The Founding Fathers did not expect government officials to act in the "public interest," and that is why they placed institutional safeguards to limit the size and scope of the federal government. Unfortunately, over the course of the United States’ history, those safeguards have steadily eroded. Today, the government accounts for over one-fifth of the economy and no sphere of life is outside of its jurisdiction. Self-interested government officials have managed to continually expand their influence and have convinced more than enough people that their decisions are somehow different from all others because they are based on the "public interest."
With the original constitutional checks on government power all but completely eliminated, it is up to the people to stop, or reverse, trends towards bigger government.
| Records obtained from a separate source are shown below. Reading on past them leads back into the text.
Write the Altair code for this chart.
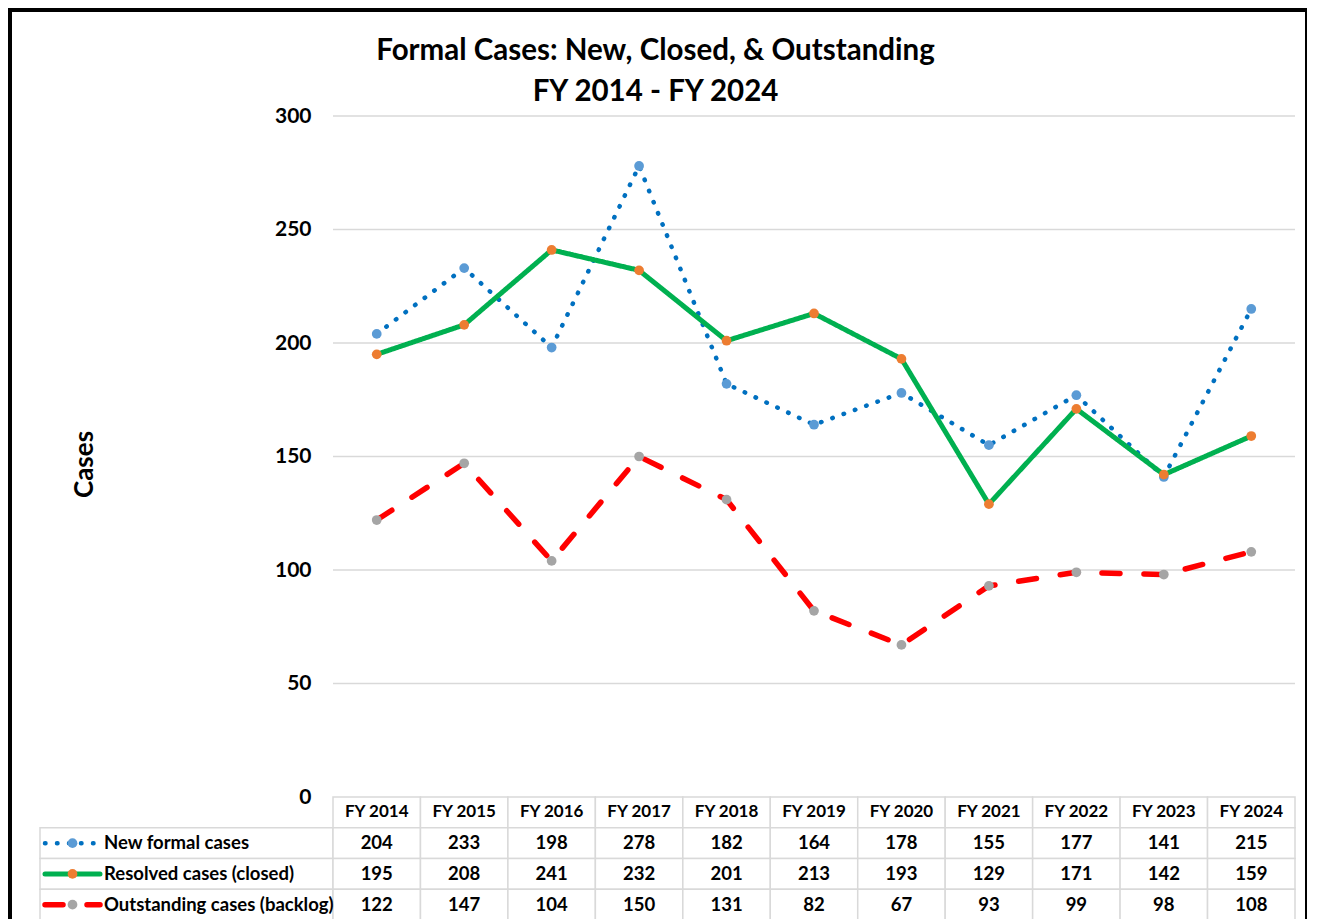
import altair as alt
import pandas as pd

# ---------------- data ----------------
years = ["FY 2014", "FY 2015", "FY 2016", "FY 2017", "FY 2018", "FY 2019",
         "FY 2020", "FY 2021", "FY 2022", "FY 2023", "FY 2024"]
series = ["New formal cases", "Resolved cases (closed)", "Outstanding cases (backlog)"]
new_cases = [204, 233, 198, 278, 182, 164, 178, 155, 177, 141, 215]
resolved = [195, 208, 241, 232, 201, 213, 193, 129, 171, 142, 159]
outstanding = [122, 147, 104, 150, 131, 82, 67, 93, 99, 98, 108]
y_ticks = [0, 50, 100, 150, 200, 250, 300]

line_colors = ["#0070C0", "#00B050", "#FF0000"]
marker_colors = ["#5B9BD5", "#ED7D31", "#A5A5A5"]
dash_styles = [[0.5, 11.5], [1, 0], [18, 24]]
line_widths = [4.5, 5.5, 5]

FONT = "Lato"

# ---------------- layout (pixels inside the bordered view) ----------------
VIEW_W, VIEW_H = 1297, 930
PX0, PX1 = 323, 1285                    # plot area left/right
UNIT = (PX1 - PX0) / len(years)          # one year column
def to_x(px):                            # pixel -> column units
    return (px - PX0) / UNIT

LABEL_LEFT = to_x(30)
SW0, SW1 = to_x(35), to_x(90)
SWM = (SW0 + SW1) / 2
TXT_LEFT = to_x(94)

xs = alt.Scale(domain=[0, len(years)], range=[PX0, PX1], nice=False, zero=False)
ys = alt.Scale(domain=[0, 300], range=[787, 106], nice=False, zero=False)
rs = alt.Scale(domain=[0, 4], range=[787, 910], nice=False, zero=False)

stroke_s = alt.Scale(domain=series, range=line_colors)
fill_s = alt.Scale(domain=series, range=marker_colors)
dash_s = alt.Scale(domain=series, range=dash_styles)
width_s = alt.Scale(domain=series, range=line_widths)

# ---------------- tables ----------------
vals = [new_cases, resolved, outstanding]
rows = []
for si, s in enumerate(series):
    for i, yr in enumerate(years):
        rows.append({"series": s, "year": yr, "xmid": i + 0.5, "value": vals[si][i]})
long_df = pd.DataFrame(rows)

grid_df = pd.DataFrame({"tick": y_ticks[1:]})

cells = []
for i, yr in enumerate(years):
    cells.append({"x0": i, "x1": i + 1, "r0": 0, "r1": 1, "xm": i + 0.5, "rm": 0.5,
                  "txt": yr, "kind": "head"})
for si, s in enumerate(series):
    cells.append({"x0": LABEL_LEFT, "x1": 0, "r0": si + 1, "r1": si + 2,
                  "xm": LABEL_LEFT, "rm": si + 1.5, "txt": "", "kind": "label"})
    for i, yr in enumerate(years):
        cells.append({"x0": i, "x1": i + 1, "r0": si + 1, "r1": si + 2,
                      "xm": i + 0.5, "rm": si + 1.5, "txt": str(vals[si][i]), "kind": "val"})
cells_df = pd.DataFrame(cells)

legend_df = pd.DataFrame({"series": series, "rm": [1.5, 2.5, 3.5]})

# ---------------- top: lines ----------------
grid = alt.Chart(grid_df).mark_rule(color="#D9D9D9", strokeWidth=1.5).encode(
    x=alt.XDatum(0, type="quantitative", scale=xs, axis=None),
    x2=alt.X2Datum(len(years)),
    y=alt.Y("tick:Q", scale=ys,
            axis=alt.Axis(values=y_ticks, offset=-PX0, grid=False, ticks=False, tickSize=0,
                          domain=False, labelPadding=22, labelFont=FONT, labelFontSize=21,
                          labelFontWeight="bold", labelColor="#000000",
                          title="Cases", titleFont=FONT, titleFontSize=26,
                          titleFontWeight="bold", titleColor="#000000", titleAngle=270,
                          titleX=92 - 333, titleY=454, titleAlign="center",
                          titleBaseline="alphabetic")),
)

lines = alt.Chart(long_df).mark_line(strokeCap="round", strokeJoin="round").encode(
    x=alt.X("xmid:Q", scale=xs, axis=None),
    y=alt.Y("value:Q", scale=ys),
    stroke=alt.Stroke("series:N", scale=stroke_s, legend=None),
    strokeDash=alt.StrokeDash("series:N", scale=dash_s, legend=None),
    strokeWidth=alt.StrokeWidth("series:N", scale=width_s, legend=None),
    order=alt.Order("xmid:Q"),
)

points = alt.Chart(long_df).mark_point(filled=True, opacity=1, size=95, shape="circle").encode(
    x=alt.X("xmid:Q", scale=xs, axis=None),
    y=alt.Y("value:Q", scale=ys),
    fill=alt.Fill("series:N", scale=fill_s, legend=None),
)

top = alt.layer(grid, lines, points)

# ---------------- bottom: data table ----------------
rects = alt.Chart(cells_df).mark_rect(fill="white", stroke="#D9D9D9", strokeWidth=1.5).encode(
    x=alt.X("x0:Q", scale=xs, axis=None),
    x2="x1:Q",
    y=alt.Y("r0:Q", scale=rs, axis=None),
    y2="r1:Q",
)

head_text = alt.Chart(cells_df).transform_filter(
    alt.datum.kind == "head"
).mark_text(font=FONT, fontSize=17, fontWeight="bold", color="#000000",
            align="center", baseline="middle").encode(
    x=alt.X("xm:Q", scale=xs, axis=None),
    y=alt.Y("rm:Q", scale=rs, axis=None),
    text="txt:N",
)

val_text = alt.Chart(cells_df).transform_filter(
    alt.datum.kind == "val"
).mark_text(font=FONT, fontSize=18.5, fontWeight="bold", color="#000000",
            align="center", baseline="middle").encode(
    x=alt.X("xm:Q", scale=xs, axis=None),
    y=alt.Y("rm:Q", scale=rs, axis=None),
    text="txt:N",
)

row_labels = alt.Chart(legend_df).mark_text(font=FONT, fontSize=18.5, fontWeight="bold",
                                            color="#000000", align="left",
                                            baseline="middle").encode(
    x=alt.XDatum(TXT_LEFT, type="quantitative", scale=xs, axis=None),
    y=alt.Y("rm:Q", scale=rs, axis=None),
    text="series:N",
)

swatch = alt.Chart(legend_df).mark_rule(strokeCap="round").encode(
    x=alt.XDatum(SW0, type="quantitative", scale=xs, axis=None),
    x2=alt.X2Datum(SW1),
    y=alt.Y("rm:Q", scale=rs, axis=None),
    stroke=alt.Stroke("series:N", scale=stroke_s, legend=None),
    strokeDash=alt.StrokeDash("series:N", scale=dash_s, legend=None),
    strokeWidth=alt.StrokeWidth("series:N", scale=width_s, legend=None),
)

swatch_pt = alt.Chart(legend_df).mark_point(filled=True, opacity=1, size=95, shape="circle").encode(
    x=alt.XDatum(SWM, type="quantitative", scale=xs, axis=None),
    y=alt.Y("rm:Q", scale=rs, axis=None),
    fill=alt.Fill("series:N", scale=fill_s, legend=None),
)

table = alt.layer(rects, head_text, val_text, row_labels, swatch, swatch_pt)

chart = alt.layer(top, table).resolve_scale(y="independent").properties(
    width=VIEW_W,
    height=VIEW_H,
    padding={"left": 2, "top": 2, "right": 0, "bottom": 0},
    title=alt.TitleParams(
        text=["Formal Cases: New, Closed, & Outstanding", "FY 2014 - FY 2024"],
        font=FONT, fontSize=29.5, fontWeight="bold", color="#000000",
        anchor="middle", frame="group", offset=-97, lineHeight=41, dx=-3,
    ),
).configure_view(stroke="black", strokeWidth=4)

chart.save("out.html", embed_options={"renderer": "svg", "actions": False})
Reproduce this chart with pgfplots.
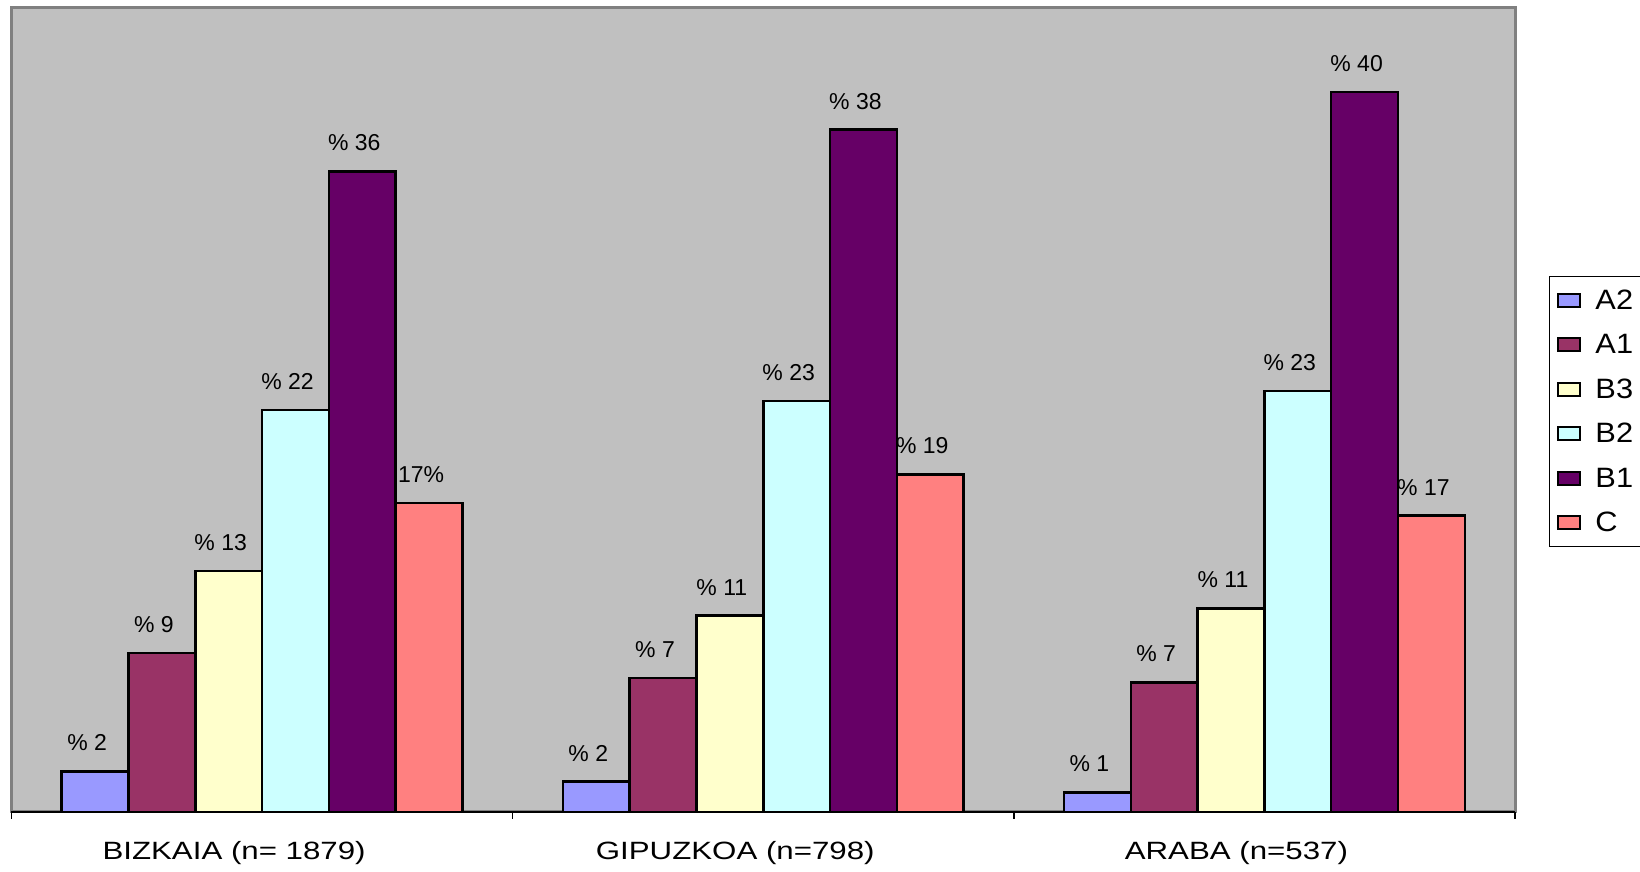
\documentclass[border=0pt]{standalone}
\usepackage{pgfplots}
\pgfplotsset{compat=1.18}
\usepackage{graphicx}
\usepackage{fontspec}
\setmainfont{Liberation Sans}

\definecolor{cA2}{HTML}{9999FF}
\definecolor{cA1}{HTML}{993366}
\definecolor{cB3}{HTML}{FFFFCC}
\definecolor{cB2}{HTML}{CCFFFF}
\definecolor{cB1}{HTML}{660066}
\definecolor{cC}{HTML}{FF8080}
\definecolor{plotbg}{HTML}{C0C0C0}
\definecolor{frame}{HTML}{808080}

\newcommand{\wide}[1]{\scalebox{1.25}[1]{#1}}
\newcommand{\lw}[1]{\scalebox{1.1}[1]{#1}}

\begin{document}
\begin{tikzpicture}
\begin{axis}[
    scale only axis,
    width=751.75pt, height=402pt,
    xmin=-0.5, xmax=2.5, ymin=0, ymax=45,
    ybar=0pt, bar width=33.4pt,
    axis background/.style={fill=plotbg},
    axis line style={draw=frame, line width=1.5pt},
    ytick=\empty,
    xtick={0,1,2},
    xticklabels={\wide{BIZKAIA (n= 1879)}, \wide{GIPUZKOA (n=798)}, \wide{ARABA (n=537)}},
    major tick length=0pt,
    xticklabel style={inner sep=0pt, anchor=north, yshift=-14.5pt, xshift=-14pt,
        font=\fontsize{12.5}{14}\selectfont},
    extra x ticks={-0.5,0.5,1.5,2.5},
    extra x tick labels={},
    extra x tick style={major tick length=3.5pt, tick align=outside, tickpos=bottom,
        tick style={black, line width=0.8pt}},
    point meta=explicit symbolic,
    nodes near coords,
    every node near coord/.append style={anchor=south, inner sep=0pt, yshift=9.5pt, xshift=-4pt,
        font=\fontsize{11.5}{13}\selectfont, black},
    every axis plot/.append style={draw=black, line width=1.25pt},
    legend style={at={(1.0226,0.667)}, anchor=north west, draw=black, line width=0.5pt,
        fill=white, inner xsep=4pt, inner ysep=5pt, row sep=8.25pt,
        nodes={inner sep=1.5pt, text height=10pt, text depth=1pt, anchor=west},
        font=\fontsize{14}{16}\selectfont, cells={anchor=west},
        /tikz/every odd column/.append style={column sep=5.5pt}},
    legend image code/.code={\draw[#1, line width=1pt] (0pt,-3.25pt) rectangle (11pt,3.25pt);},
    clip=false,
]
\addplot[fill=cA2] coordinates {(0,2.28) [\% 2] (1,1.7) [\% 2] (2,1.1) [\% 1]};
\addplot[fill=cA1] coordinates {(0,8.9) [\% 9] (1,7.5) [\% 7] (2,7.26) [\% 7]};
\addplot[fill=cB3] coordinates {(0,13.5) [\% 13] (1,11.0) [\% 11] (2,11.4) [\% 11]};
\addplot[fill=cB2] coordinates {(0,22.5) [\% 22] (1,23.0) [\% 23] (2,23.55) [\% 23]};
\addplot[fill=cB1] coordinates {(0,35.85) [\% 36] (1,38.2) [\% 38] (2,40.3) [\% 40]};
\addplot[fill=cC] coordinates {(0,17.3) [17\%] (1,18.9) [\% 19] (2,16.6) [\% 17]};
\legend{\lw{A2},\lw{A1},\lw{B3},\lw{B2},\lw{B1},\lw{C}}
\draw[black, line width=1.2pt] (rel axis cs:0,0) -- (rel axis cs:1,0);
\end{axis}
\pgfresetboundingbox
\path (-5.75pt,-30pt) rectangle (814.25pt,406pt);
\end{tikzpicture}
\end{document}
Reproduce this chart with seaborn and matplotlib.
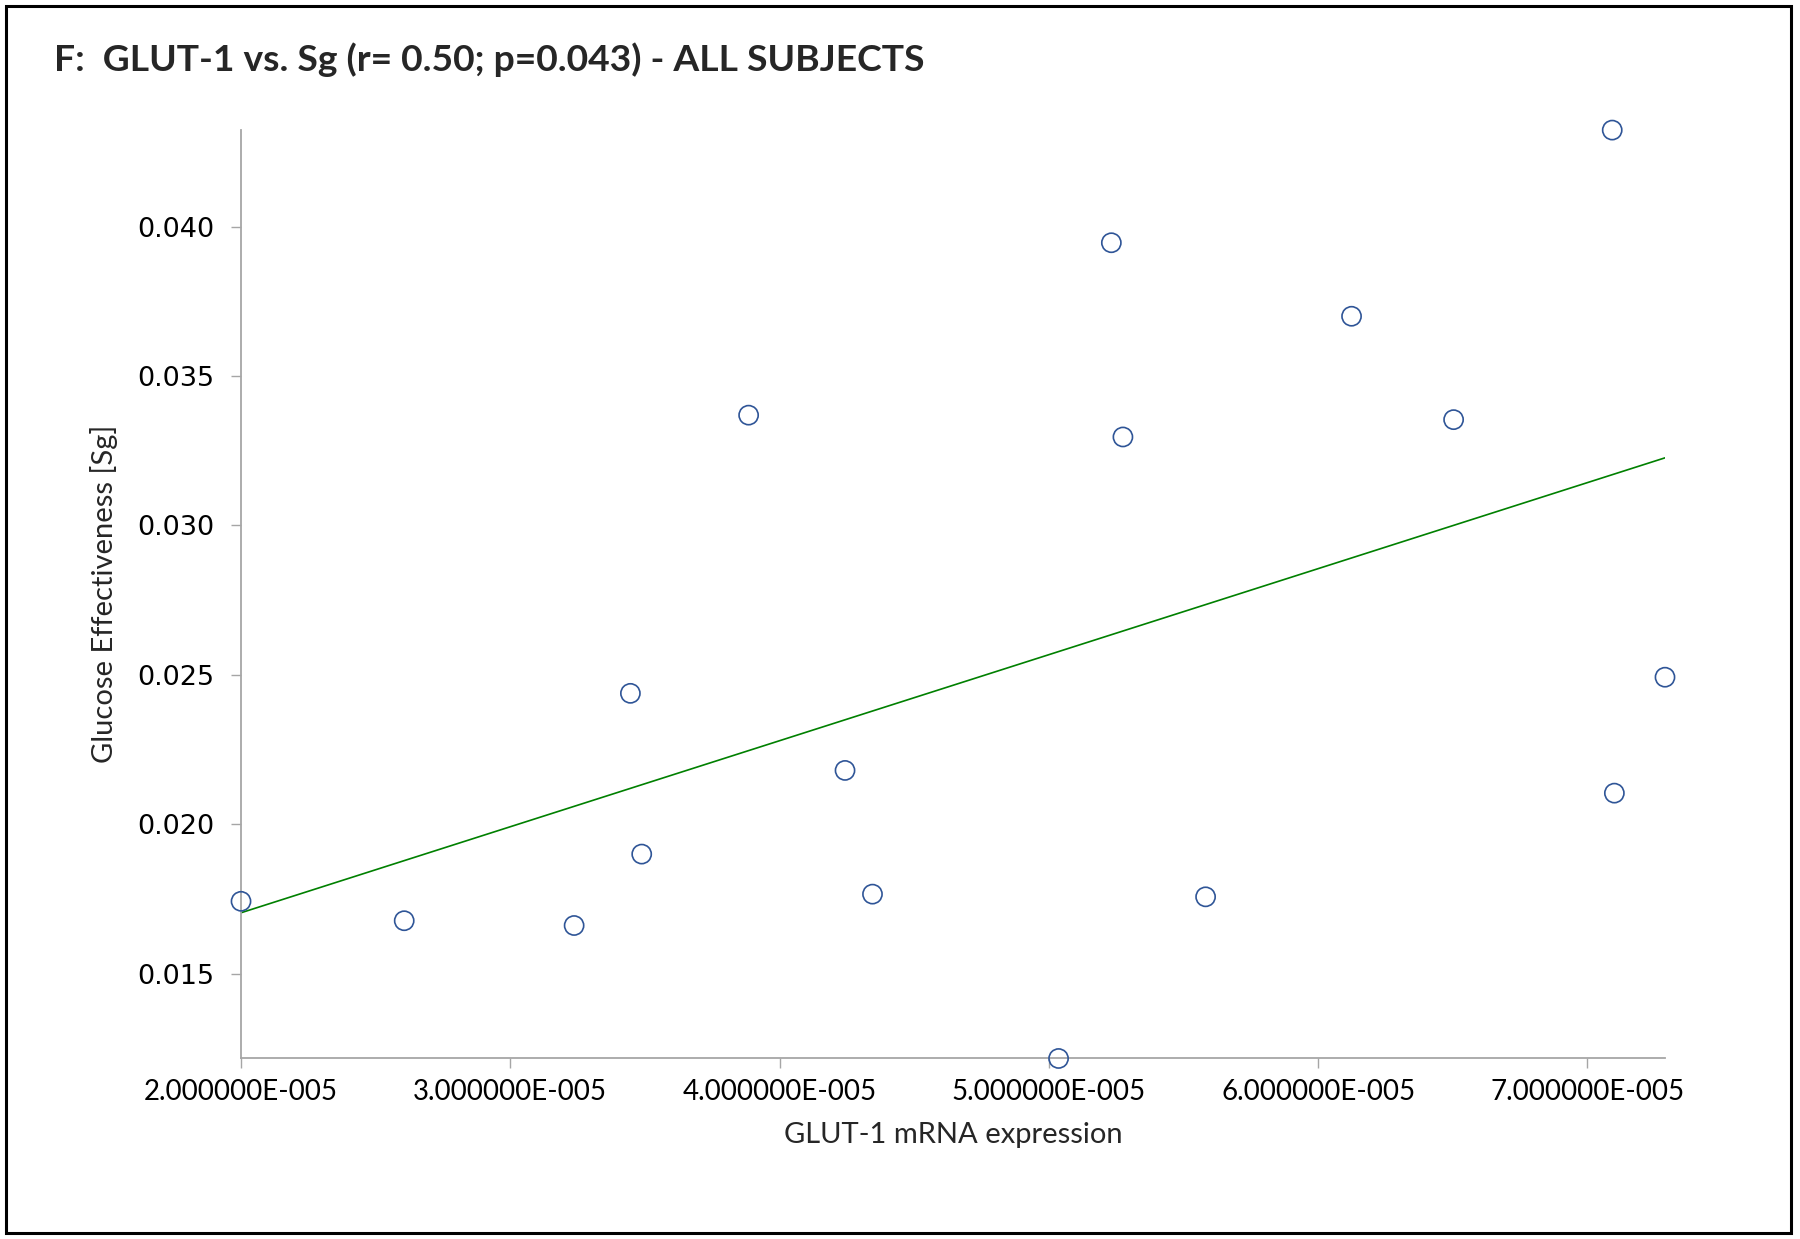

Conservatives cannot expect legislators interested in protecting their own skin to take risks and act heroically. Nor should they expect policy papers and editorials – no matter how well written – to seriously affect political calculations if not accompanied by grassroots activism. The fact of the matter is that public officials will not support free market positions on Social Security, Medicare, and overall government spending unless their constituents let it be known that those positions are politically advantageous.
This is a daunting, but not insurmountable task. The more individuals who take the time to write letters, attend events, and engage their elected officials in person, the better chance our side has to fundamentally change policy. And the more pressure policymakers feel for free market solutions, the more often they will be on our side.
Based on the public reaction to his television interviews, Rep. Condit has not proved to be particularly adept at maximizing his personal utility in this matter. But his performance is less important than his intent, which, few would argue, was to help himself politically. The tragedy of a missing woman should not be forgotten, but neither should this important lesson about the motivation of political actors.